Ma dovendo lui cercare degli antenati di Falstaff per analoga grandezza, li individua nel Bastardo di Faulconbridge del Re Giovanni e Shylock del Mercante di Venezia.
Cleopatra secondo Harold Bloom: la regina più vorace e seducente
Nessun altro personaggio shakespeariano è metamorfico come Cleopatra. La regina trabocca come il Nilo. Flusso, riflusso e ritorno è il suo ciclo di fecondità e rinnovamento. Alimentare la vita in tutte le sue forme, e Antonio in particolare, non fiacca mai la sua vitalità. Il suo ardore, suprema- mente sessuale, trasfigura la sua saggezza politicamente acuta. Cleopatra seduce i conquistatori del mondo perché è sua gioia, ma anche suo disegno, proteggere l’Egitto e la dinastia tolemaica. È circondata da un’aura. Guardarla equivale a essere trasportati in un fulgore insieme terreno e celeste.

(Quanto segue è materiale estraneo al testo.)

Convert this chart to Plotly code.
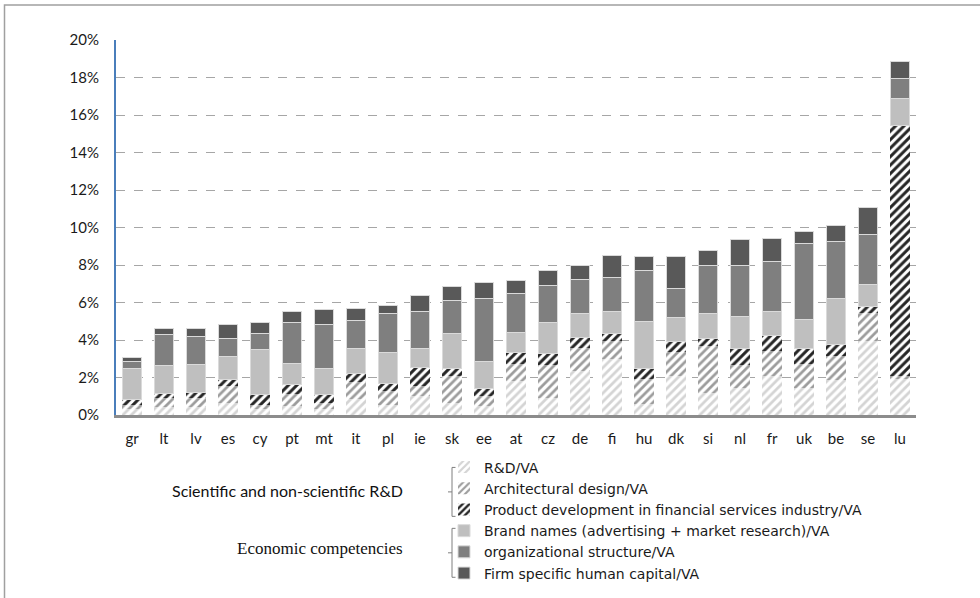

La potente sovrana, la prima e la sola regina tolemaica a parlare sia l’egiziano sia il greco, che si considerava un’incarnazione della dea Iside, viene descritta come traboccante di vita, proprio come il Nilo, da sempre generatore di vita. Il suo personaggio è un eterno mistero, la donna più mortalmente seducente dell’intera produzione shakespeariana. Antonio e Cleopatra non esisterebbe senza la sessualità e la sensualità di Cleopatra ma l’opera è molto di più del dramma di due amanti, è un capolavoro sull’essenza del potere, del comando e del possesso. Shakespeare ci racconta un Antonio preso da un furore che “passa la misura”, che per descriverlo servirebbe “un nuovo cielo e una nuova terra”. Un amore assoluto che alla fine ci porterà giù fino alle tenebre. Cleopatra ha giocato con Antonio e con tutti i lettori del suo dramma.

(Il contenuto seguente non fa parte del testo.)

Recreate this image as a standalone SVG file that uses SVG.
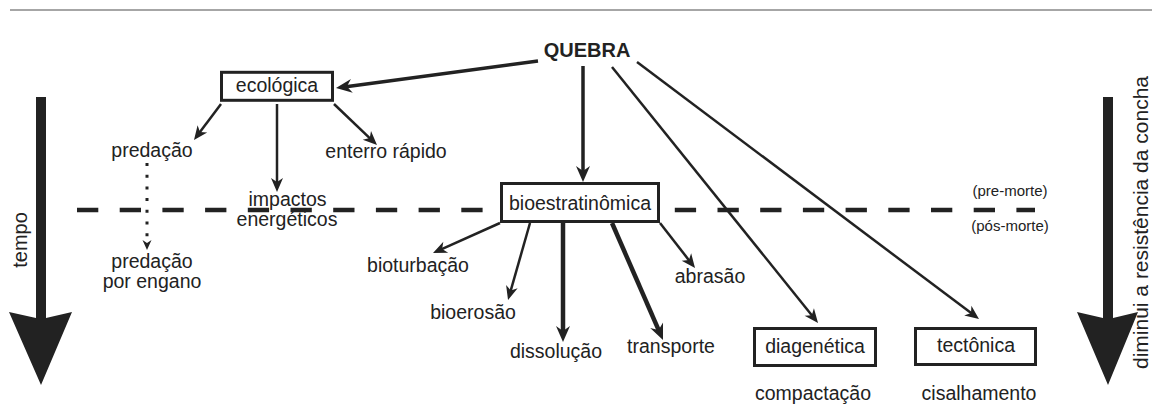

Il demone di Shakespeare è nella sostanza una dedica allo scrittore che Bloom ha amato sopra tutti, quello che definiva un “ineguagliato psicologo” in cui sono già presenti tutti gli aspetti essenziali di Freud. Ci dice che i drammi di Shakespeare sono intessuti di pulsioni alle quali non possiamo a resistere. E per questo non siamo noi che li leggiamo, sono loro che ci leggono fino in fondo.